I was asked in a comment to my 'Ard Boyz article to describe just what I consider to be cheating in 40K.
Here's ZerkeX's comment, with my answers added:
"Sandwyrm what is it that you consider cheating here bub. I mean I have a rep of being a good tough player. I make my game plan and evolve it to who I'm playing at the time. I played you down at your Game Preserve when you had the Tallaran. (not sure if you still have them.)"I consider cheating to be anything done outside of the rules to gain an unfair advantage. Oh, and the Tallarns got sold off late last fall.
"Some folks I have played in the past were obviously cheating. From arguing with me over fluff passages saying this and that happen in the game to loaded dice. But is being an agressive player grounds for cheating?"There's nothing wrong with being aggressive as long as you're not also unpleasant. There are a few guys here in town who fall into this category, but I wouldn't call them cheaters. I'm also more tolerant of such behavior than most guys are.
"As I am sure that in the past I have had people think man that is just too good...he must be cheating somehow."It happens. When the other guy's dice can't seem to roll a one, the thought goes through my mind. But that's a different thing from seeing an obvious cheater at work.
"So I'm going back to my original question. What is it that you call cheating. Arguing for a cover save? Constantly badgering your opponents over their movement amounts when they are moving less than a fraction of the space they are allowed. Large Dice, casino or otherwise? I hate to be the bearer of bad news here, but at least 50% of players and most of your writers are guilty of most of these things."Ok, here's a list of the blatant cheating I've seen at 'Ard Boyz:
1) Deliberately Slow-Playing An Opponent
Any time someone pulls out a horde army, you can expect the game to go short, but if you can't seem to get through turns 2 or 3, then something is definitely up. I once had an Ork player on table 3 take 45 minutes to set up for the final game. Then, whenever he moved his models, he did some one at a time. He had two hands free, but he would only use one to move models. Each model was also VERY carefully placed such that it took 3 full seconds per infantry model to move them around. Later, he decided to go get a drink from the front register... for 10 minutes.
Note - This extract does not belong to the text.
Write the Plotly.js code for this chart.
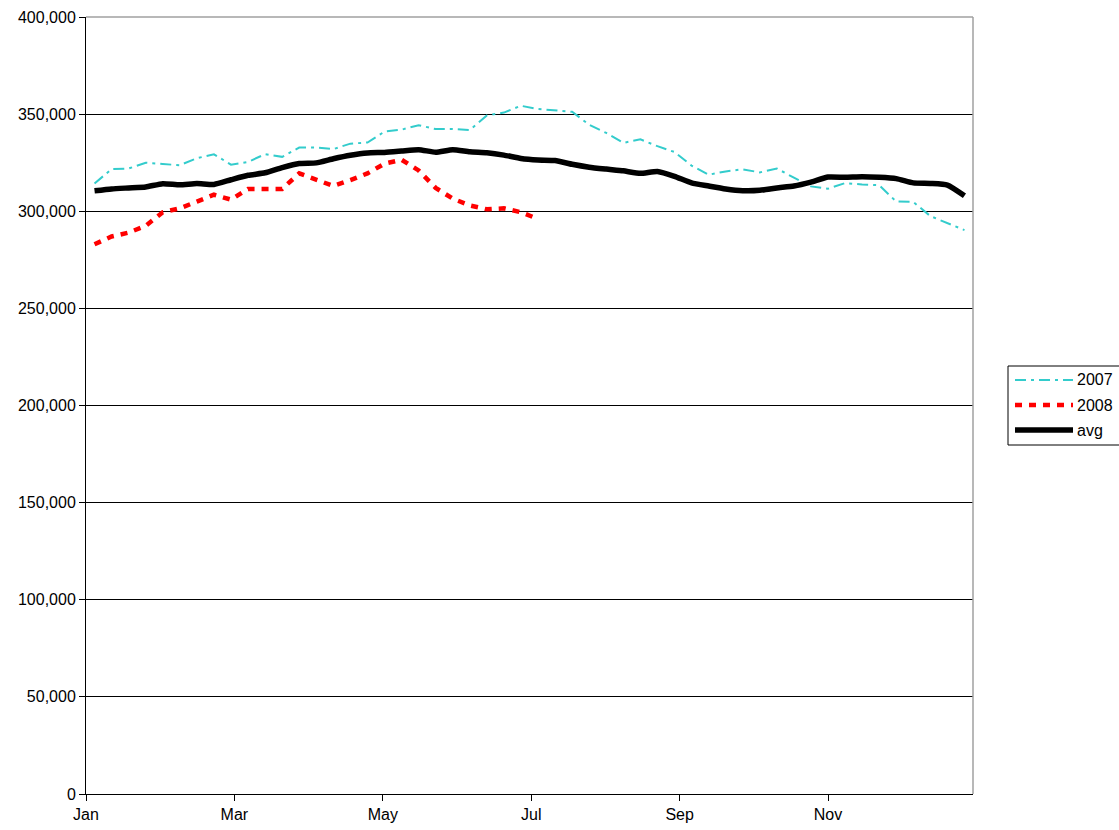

It's not usually so blatant, but when you're gaming a degree-of-win system for points, the delay can mean the difference between a solid victory or a massacre. Which matters when you're trying to stay on top of the heap. If you're winning or losing in a NOVA event, the degree of win only matters to your matchups, which is hard to predictably game.
2) Using Very Large Dice
Because the larger the die, the more easily you can game the roll to get what you need by dropping them instead of rolling them. If you're going to use casino dice, then use ONLY casino dice... and ROLL them. There's a reason that craps rolls in casinos are only valid if the dice are rolled and bounce twice before coming to rest.
3) Using Different Dice For Different Tests
I had to break myself from the habit of always rolling certain colors for certain tests. The results weren't any different, but it didn't look right to the other player. So I deliberately mix it up in my games. Why not just use the same color? Because multiple colors make it easier to roll multiple tests at once, speeding up the game.
The worst are when players bring weird glyph dice that only they can read. Or what look like hand-casted resin dice that may very well be weighted.
4) Moving Too Far
I've had even a nationally known player do this to me once. He measured his move, then he moved his model quickly in a sudden 'burst', while moving the tape measure away at the same time. And what do you know? He moved about an inch too far forward.
5) Badgering The Opponent
The nicer, more agreeable, version of this is to start asking your opponent about their conversions or painting during their movement or shooting phases, in order to distract them. At least then you can choose whether or not to answer. You can also stop it with "Sorry, I'm concentrating on this" if you want to.
The douche version is to start nitpicking every little move your opponent makes. The real douches will start insulting you too. Such as: "Once you start playing real competitive games, nobody is going to let you get away with (insert nitpick), but I'm nice so I'll let you do that."
The only response in this case is to be insulting back. By which time neither one of you is having fun anymore.
6) Deliberately Adding Up Victory/Kill Points Incorrectly
Doing this by accident in a casual game is one thing. But in a tourney I expect you to pull out your list and add everything up properly.
That's my list. I have seen some of this locally, especially the movement cheat. If it's a casual game I'll usually let it slide for the sake of friendliness. If it's a tourney game I'll call people on it early. That's usually enough to stop it.
And no, I won't be naming any names.